— START —

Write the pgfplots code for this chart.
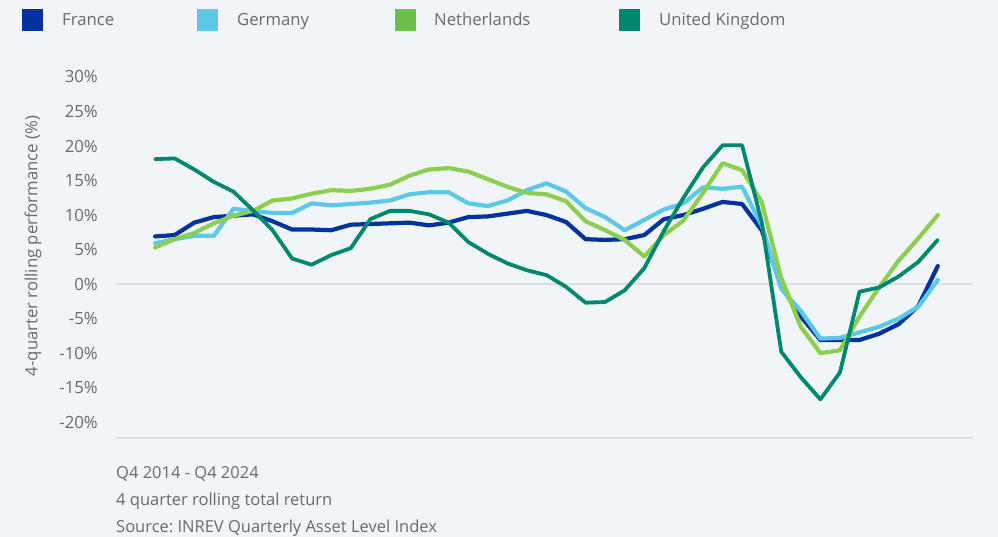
\documentclass[border=0pt]{standalone}
\usepackage{pgfplots}
\usepackage{pgfplotstable}
\pgfplotsset{compat=1.18}
\usepackage{fontspec}
\setmainfont{Open Sans}
\frenchspacing
\definecolor{bg}{HTML}{F2F5F8}
\definecolor{cFR}{HTML}{0033A0}
\definecolor{cDE}{HTML}{5BC8E8}
\definecolor{cNL}{HTML}{8CCF50}
\definecolor{cNLleg}{HTML}{6CC04A}
\definecolor{cUK}{HTML}{00876F}
\definecolor{txt}{HTML}{6A6A6A}
\definecolor{gridc}{HTML}{DEDEDE}

\pgfplotstableread{
FR DE NL UK
6.9 5.9 5.3 18.1
7.1 6.5 6.5 18.2
8.9 7.0 7.4 16.6
9.7 7.0 8.8 14.8
9.9 10.9 9.9 13.4
10.1 10.6 10.6 10.7
9.1 10.3 12.1 7.8
7.9 10.3 12.4 3.7
7.9 11.7 13.1 2.8
7.8 11.4 13.6 4.2
8.6 11.6 13.5 5.2
8.7 11.8 13.8 9.4
8.8 12.1 14.4 10.6
8.9 13.0 15.7 10.6
8.5 13.3 16.6 10.1
8.9 13.3 16.8 8.9
9.7 11.7 16.3 6.1
9.8 11.3 15.2 4.4
10.2 12.1 14.1 3.0
10.6 13.6 13.2 2.0
10.0 14.6 13.0 1.3
9.0 13.4 12.0 -0.4
6.5 11.0 9.1 -2.7
6.4 9.7 7.8 -2.6
6.5 7.8 6.4 -0.9
7.1 9.3 4.0 2.3
9.4 10.8 7.1 7.7
10.0 11.7 9.2 12.5
10.9 14.0 13.2 16.9
11.9 13.8 17.5 20.1
11.6 14.1 16.5 20.1
7.8 8.5 11.9 9.0
-0.3 -0.7 0.9 -9.8
-4.7 -3.9 -6.2 -13.5
-8.1 -7.9 -10.0 -16.7
-8.1 -7.8 -9.6 -12.8
-8.1 -7.0 -4.7 -1.1
-7.2 -6.2 -0.5 -0.5
-5.8 -5.0 3.4 1.1
-3.2 -3.3 6.6 3.2
2.6 0.6 10.0 6.4
}\data

\begin{document}
\begin{tikzpicture}[x=1bp,y=1bp]
\useasboundingbox (0,0) rectangle (998,537);
\fill[bg] (0,0) rectangle (998,537);
% legend
\fill[cFR] (22,506) rectangle (43,528);
\node[anchor=base west, inner sep=0pt, text=txt, font=\fontsize{16.7bp}{19bp}\selectfont] at (62,511) {France};
\fill[cDE] (197,506) rectangle (218,528);
\node[anchor=base west, inner sep=0pt, text=txt, font=\fontsize{16.7bp}{19bp}\selectfont] at (237,511) {Germany};
\fill[cNLleg] (395,506) rectangle (416,528);
\node[anchor=base west, inner sep=0pt, text=txt, font=\fontsize{16.7bp}{19bp}\selectfont] at (434,511) {Netherlands};
\fill[cUK] (619,506) rectangle (640,528);
\node[anchor=base west, inner sep=0pt, text=txt, font=\fontsize{16.7bp}{19bp}\selectfont] at (659,511) {United Kingdom};
% y label
\node[rotate=90, inner sep=0pt, text=txt, font=\fontsize{16.7bp}{19bp}\selectfont] at (33,291) {4-quarter rolling performance (\%)};
\begin{axis}[
  at={(116bp,99bp)}, anchor=south west,
  scale only axis, width=857bp, height=361bp,
  xmin=-2, xmax=41.8, ymin=-22.3, ymax=30,
  axis x line*=bottom, axis y line*=left,
  x axis line style={draw=gridc, line width=1.6bp},
  y axis line style={draw=none},
  xtick=\empty,
  ytick={-20,-15,-10,-5,0,5,10,15,20,25,30},
  yticklabels={-20\%,-15\%,-10\%,-5\%,0\%,5\%,10\%,15\%,20\%,25\%,30\%},
  major tick length=0pt,
  yticklabel style={anchor=east, inner sep=0pt, xshift=-18bp, text=txt, font=\fontsize{16.8bp}{19bp}\selectfont},
  extra y ticks={0}, extra y tick labels={},
  extra y tick style={grid=major, major grid style={draw=gridc, line width=2.4bp}},
  clip=false,
]
\addplot[cFR, line width=4.2bp, line join=round, line cap=round] table[x expr=\coordindex, y=FR] {\data};
\addplot[cDE, line width=4.2bp, line join=round, line cap=round] table[x expr=\coordindex, y=DE] {\data};
\addplot[cNL, line width=4.2bp, line join=round, line cap=round] table[x expr=\coordindex, y=NL] {\data};
\addplot[cUK, line width=3.8bp, line join=round, line cap=round] table[x expr=\coordindex, y=UK] {\data};
\end{axis}
% footnotes
\node[anchor=base west, inner sep=0pt, text=txt, font=\fontsize{16.5bp}{19bp}\selectfont] at (116,58) {Q4 2014 - Q4 2024};
\node[anchor=base west, inner sep=0pt, text=txt, font=\fontsize{16.5bp}{19bp}\selectfont] at (116,31) {4 quarter rolling total return};
\node[anchor=base west, inner sep=0pt, text=txt, font=\fontsize{16.5bp}{19bp}\selectfont] at (116,4) {Source: INREV Quarterly Asset Level Index};
\end{tikzpicture}
\end{document}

— END —

▶ **Exercise description**
Give the material again exactly as it is, but keep the pictures out.

▶ **Solution to this task**
Write the pgfplots code for this chart.
\documentclass[border=0pt]{standalone}
\usepackage{pgfplots}
\usepackage{pgfplotstable}
\pgfplotsset{compat=1.18}
\usepackage{fontspec}
\setmainfont{Open Sans}
\frenchspacing
\definecolor{bg}{HTML}{F2F5F8}
\definecolor{cFR}{HTML}{0033A0}
\definecolor{cDE}{HTML}{5BC8E8}
\definecolor{cNL}{HTML}{8CCF50}
\definecolor{cNLleg}{HTML}{6CC04A}
\definecolor{cUK}{HTML}{00876F}
\definecolor{txt}{HTML}{6A6A6A}
\definecolor{gridc}{HTML}{DEDEDE}

\pgfplotstableread{
FR DE NL UK
6.9 5.9 5.3 18.1
7.1 6.5 6.5 18.2
8.9 7.0 7.4 16.6
9.7 7.0 8.8 14.8
9.9 10.9 9.9 13.4
10.1 10.6 10.6 10.7
9.1 10.3 12.1 7.8
7.9 10.3 12.4 3.7
7.9 11.7 13.1 2.8
7.8 11.4 13.6 4.2
8.6 11.6 13.5 5.2
8.7 11.8 13.8 9.4
8.8 12.1 14.4 10.6
8.9 13.0 15.7 10.6
8.5 13.3 16.6 10.1
8.9 13.3 16.8 8.9
9.7 11.7 16.3 6.1
9.8 11.3 15.2 4.4
10.2 12.1 14.1 3.0
10.6 13.6 13.2 2.0
10.0 14.6 13.0 1.3
9.0 13.4 12.0 -0.4
6.5 11.0 9.1 -2.7
6.4 9.7 7.8 -2.6
6.5 7.8 6.4 -0.9
7.1 9.3 4.0 2.3
9.4 10.8 7.1 7.7
10.0 11.7 9.2 12.5
10.9 14.0 13.2 16.9
11.9 13.8 17.5 20.1
11.6 14.1 16.5 20.1
7.8 8.5 11.9 9.0
-0.3 -0.7 0.9 -9.8
-4.7 -3.9 -6.2 -13.5
-8.1 -7.9 -10.0 -16.7
-8.1 -7.8 -9.6 -12.8
-8.1 -7.0 -4.7 -1.1
-7.2 -6.2 -0.5 -0.5
-5.8 -5.0 3.4 1.1
-3.2 -3.3 6.6 3.2
2.6 0.6 10.0 6.4
}\data

\begin{document}
\begin{tikzpicture}[x=1bp,y=1bp]
\useasboundingbox (0,0) rectangle (998,537);
\fill[bg] (0,0) rectangle (998,537);
% legend
\fill[cFR] (22,506) rectangle (43,528);
\node[anchor=base west, inner sep=0pt, text=txt, font=\fontsize{16.7bp}{19bp}\selectfont] at (62,511) {France};
\fill[cDE] (197,506) rectangle (218,528);
\node[anchor=base west, inner sep=0pt, text=txt, font=\fontsize{16.7bp}{19bp}\selectfont] at (237,511) {Germany};
\fill[cNLleg] (395,506) rectangle (416,528);
\node[anchor=base west, inner sep=0pt, text=txt, font=\fontsize{16.7bp}{19bp}\selectfont] at (434,511) {Netherlands};
\fill[cUK] (619,506) rectangle (640,528);
\node[anchor=base west, inner sep=0pt, text=txt, font=\fontsize{16.7bp}{19bp}\selectfont] at (659,511) {United Kingdom};
% y label
\node[rotate=90, inner sep=0pt, text=txt, font=\fontsize{16.7bp}{19bp}\selectfont] at (33,291) {4-quarter rolling performance (\%)};
\begin{axis}[
  at={(116bp,99bp)}, anchor=south west,
  scale only axis, width=857bp, height=361bp,
  xmin=-2, xmax=41.8, ymin=-22.3, ymax=30,
  axis x line*=bottom, axis y line*=left,
  x axis line style={draw=gridc, line width=1.6bp},
  y axis line style={draw=none},
  xtick=\empty,
  ytick={-20,-15,-10,-5,0,5,10,15,20,25,30},
  yticklabels={-20\%,-15\%,-10\%,-5\%,0\%,5\%,10\%,15\%,20\%,25\%,30\%},
  major tick length=0pt,
  yticklabel style={anchor=east, inner sep=0pt, xshift=-18bp, text=txt, font=\fontsize{16.8bp}{19bp}\selectfont},
  extra y ticks={0}, extra y tick labels={},
  extra y tick style={grid=major, major grid style={draw=gridc, line width=2.4bp}},
  clip=false,
]
\addplot[cFR, line width=4.2bp, line join=round, line cap=round] table[x expr=\coordindex, y=FR] {\data};
\addplot[cDE, line width=4.2bp, line join=round, line cap=round] table[x expr=\coordindex, y=DE] {\data};
\addplot[cNL, line width=4.2bp, line join=round, line cap=round] table[x expr=\coordindex, y=NL] {\data};
\addplot[cUK, line width=3.8bp, line join=round, line cap=round] table[x expr=\coordindex, y=UK] {\data};
\end{axis}
% footnotes
\node[anchor=base west, inner sep=0pt, text=txt, font=\fontsize{16.5bp}{19bp}\selectfont] at (116,58) {Q4 2014 - Q4 2024};
\node[anchor=base west, inner sep=0pt, text=txt, font=\fontsize{16.5bp}{19bp}\selectfont] at (116,31) {4 quarter rolling total return};
\node[anchor=base west, inner sep=0pt, text=txt, font=\fontsize{16.5bp}{19bp}\selectfont] at (116,4) {Source: INREV Quarterly Asset Level Index};
\end{tikzpicture}
\end{document}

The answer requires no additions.